Para mí, en este momento, conocer a Jesús, conocerle de veras, hasta donde es posible, quiero que sea desde el corazón. No me basta con la inteligencia. Para ello necesito centrarme. Puedo hacerlo en la meditación, partiendo de la Biblia, sobre todo del Evangelio.
Tomo un trozo corto, bien elegido, a veces un versículo. No cualquiera, sino uno que me diga algo. Me detengo en él, sin analizarlo, sin preocuparme de la exégesis. Lo tengo delante de mi vista. Lo leo y releo, creyendo en lo que dice. Lo dejo que repose en mi interior. Lo guardo, como hacía María. Que eche raíces. Que sea Jesús mismo el que me lo haga entender. No según yo, sino según Él. Veo que es la mejor manera de comprenderle, desde Jesús mismo. Por algo le llamamos Maestro. No es lo mismo descubrir quién es Jesús que saber cosas sobre Él por los libros.
Hasta Pascua estoy eligiendo pasajes sobre sus últimos días, su aceptación de la muerte. Creo que un niño es capaz de aceptar la muerte más fácilmente que un adulto. La persona mayor, sobre todo si ha pasado años lejos de sus padres, sin mucha relación con ellos, se habrá fabricado su propio ambiente. Y es posible que no le haga mucha gracia volver a la casa paterna que la tiene más o menos ninguneada.
Esta idea me hace entender mejor los sentimientos que tiene Jesús caminando hacia su muerte: su agonía en Getsemaní, su valentía en echar por el suelo una religión desvirtuada, más basada en la ley que en el amor a Dios y a los hermanos.
La vuelta al Padre, con el que cada día ha estado más unido (visto desde su humanidad), no le hace temer la muerte. Y se arriesga con valentía a decir La Verdad, a pesar del peligro para su vida.
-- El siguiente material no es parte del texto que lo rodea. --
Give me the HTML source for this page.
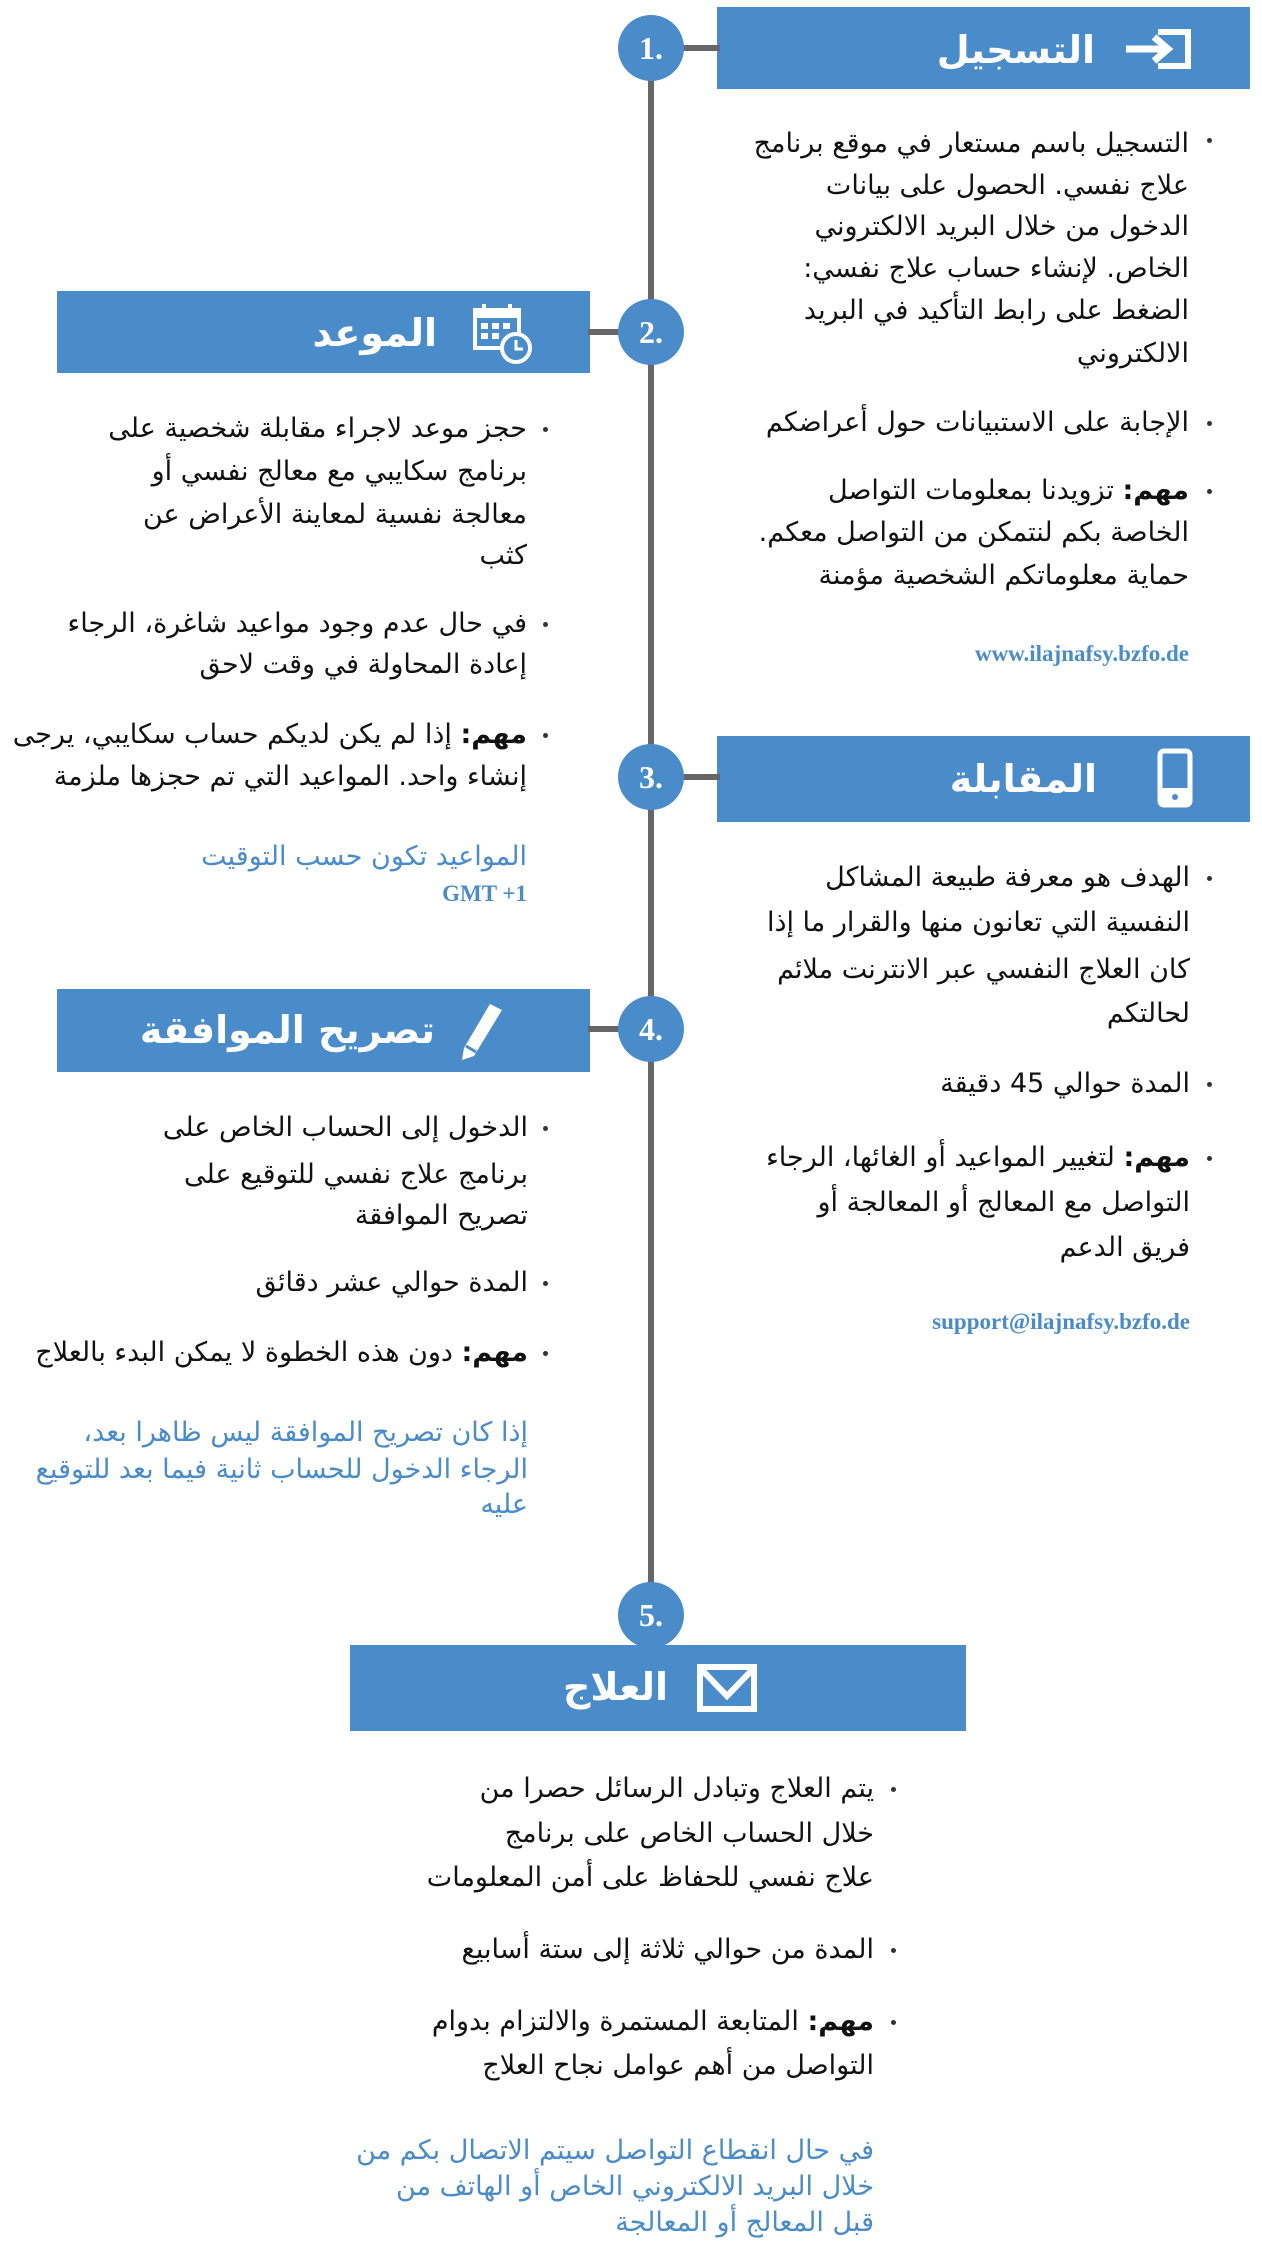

Si algo le produce temor, no es tanto perder su vida humana, cuanto el tener que abandonar tan pronto a los hombres.
Se diría que hubiera deseado alargar algo más su estancia para acabar de consolidar lo que tenía que revelarnos de parte del Padre.
Su deseo no era haber ganado popularidad. Sí, el ver suficientemente maduros a los de su comunidad apostólica, ya que veía acabarse el tiempo disponible para ejercer la misión que tenía encomendada y formar a los que eligió para ser sus Apóstoles.
A los suyos les anunció, no tanto que se iba, sino más bien que le liquidarían por seguir enseñando lo que predicaba.
Pero no los abandonó. Les prometió que el Paráclito continuaría la obra empezada por él de un modo visible, al encarnarse. Su Espíritu residirá en el interior de cada creyente y no podrá detenerlo ninguna autoridad civil o religiosa.